A review by nanajo
Hourglass: Time, Memory, Marriage by Dani Shapiro

5.0

Marriage, such a huge subject, is eloquently captured in this memoir of only 145 pages. Reading it as I celebrated my own 30 years of marriage, I paused frequently throughout the book to reflect. “How do we make lifelong commitments in the face of identities that are continuously shifting and commit ourselves for all time when the self is so often in flux? What happens to the love in the face of the unexpected, in the face of disappointment and compromise?” Tough questions to ask myself in the privacy of my heart and mind, I admire the courage of Shapiro to share hers with a world of readers. I saw myself and many women reflected in her honesty.

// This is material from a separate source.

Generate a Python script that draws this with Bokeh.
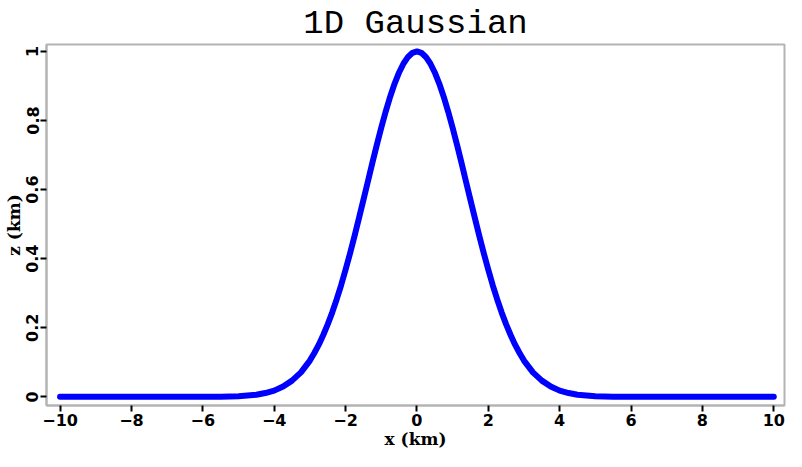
from bokeh.plotting import figure
from bokeh.models import FixedTicker, Range1d
from bokeh.embed import file_html
from bokeh.resources import INLINE

# data
x_km = [-10, -9, -8, -7, -6, -5.5, -5.0, -4.75, -4.5, -4.25, -4.0, -3.75, -3.5, -3.25,
        -3.0, -2.875, -2.75, -2.625, -2.5, -2.375, -2.25, -2.125, -2.0, -1.875, -1.75,
        -1.625, -1.5, -1.375, -1.25, -1.125, -1.0, -0.875, -0.75, -0.625, -0.5, -0.375,
        -0.25, -0.125, 0.0, 0.125, 0.25, 0.375, 0.5, 0.625, 0.75, 0.875, 1.0, 1.125,
        1.25, 1.375, 1.5, 1.625, 1.75, 1.875, 2.0, 2.125, 2.25, 2.375, 2.5, 2.625, 2.75,
        2.875, 3.0, 3.25, 3.5, 3.75, 4.0, 4.25, 4.5, 4.75, 5.0, 5.5, 6, 7, 8, 9, 10]
z_km = [0.0, 0.0, 0.0, 0.0, 0.0, 0.0005, 0.002, 0.004, 0.006, 0.011, 0.018, 0.030, 0.047, 0.071,
        0.105, 0.127, 0.151, 0.179, 0.210, 0.244, 0.282, 0.323, 0.368, 0.415, 0.465,
        0.517, 0.570, 0.623, 0.677, 0.729, 0.779, 0.826, 0.869, 0.907, 0.939, 0.965,
        0.984, 0.996, 1.0, 0.996, 0.984, 0.965, 0.939, 0.907, 0.869, 0.826, 0.779, 0.729,
        0.677, 0.623, 0.570, 0.517, 0.465, 0.415, 0.368, 0.323, 0.282, 0.244, 0.210, 0.179, 0.151,
        0.127, 0.105, 0.071, 0.047, 0.030, 0.018, 0.011, 0.006, 0.004, 0.002, 0.0005, 0.0, 0.0, 0.0, 0.0, 0.0]

x_ticks = [-10, -8, -6, -4, -2, 0, 2, 4, 6, 8, 10]
x_tick_labels = ["\u221210", "\u22128", "\u22126", "\u22124", "\u22122", "0", "2", "4", "6", "8", "10"]
y_ticks = [0, 0.2, 0.4, 0.6, 0.8, 1]
y_tick_labels = ["0", "0.2", "0.4", "0.6", "0.8", "1"]

title_text = "1D Gaussian"
x_label = "x (km)"
y_label = "z (km)"

p = figure(width=786, height=451, output_backend="svg", toolbar_location=None,
           x_range=Range1d(-10.38, 10.30), y_range=Range1d(-0.025, 1.02),
           min_border_left=0, min_border_right=2, min_border_top=0, min_border_bottom=0)

p.title.text = title_text
p.title.align = "center"
p.title.text_font = "Liberation Mono"
p.title.text_font_style = "normal"
p.title.text_font_size = "34px"
p.title.text_color = "black"
p.title.offset = 0
p.title.standoff = 4

p.line(x_km, z_km, line_color="#0000ff", line_width=6, line_cap="round", line_join="round")

p.xgrid.visible = False
p.ygrid.visible = False
p.outline_line_color = "#b4b4b4"
p.outline_line_width = 2
p.background_fill_color = "white"
p.border_fill_color = "white"

p.xaxis.ticker = FixedTicker(ticks=x_ticks)
p.xaxis.major_label_overrides = dict(zip(x_ticks, x_tick_labels))
p.yaxis.ticker = FixedTicker(ticks=y_ticks)
p.yaxis.major_label_overrides = dict(zip(y_ticks, y_tick_labels))
p.yaxis.major_label_orientation = "vertical"

for ax in (p.xaxis, p.yaxis):
    ax.axis_line_color = "#b4b4b4"
    ax.axis_line_width = 2
    ax.major_tick_line_color = "black"
    ax.major_tick_line_width = 2
    ax.major_tick_out = 6
    ax.major_tick_in = 0
    ax.minor_tick_line_color = None
    ax.major_label_text_font = "DejaVu Sans"
    ax.major_label_text_font_style = "bold"
    ax.major_label_text_font_size = "16px"
    ax.major_label_text_color = "black"
    ax.major_label_standoff = 2
    ax.axis_label_text_font = "DejaVu Serif"
    ax.axis_label_text_font_style = "bold"
    ax.axis_label_text_font_size = "17px"
    ax.axis_label_text_color = "black"
    ax.axis_label_standoff = 0

p.xaxis.axis_label = x_label
p.yaxis.axis_label = y_label

open("out.html", "w").write(file_html(p, INLINE))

The joy & fear of raising children. Aging parents. Shapiro’s description of “a scorched landscape of grief” made her & I shudder. I too keep special little books containing the words of others. I had no idea there was a word to describe them; commonplace book, a “thinker's journal”. Shapiro’s criterion “the words must pierce me, stop me, so that I can go no further until I write them down-until I make them mine.” She introduced me to the belief of Donald Hall, that third things are essential to marriages; something “that provide a a site of joint rapture or contentment.” I will seek out the children’s book by Michael Foreman “Fortunately, Unfortunately” that she writes of as an introduction to my grandchildren about the great adventures that may arrive on the heels of life’s curve balls.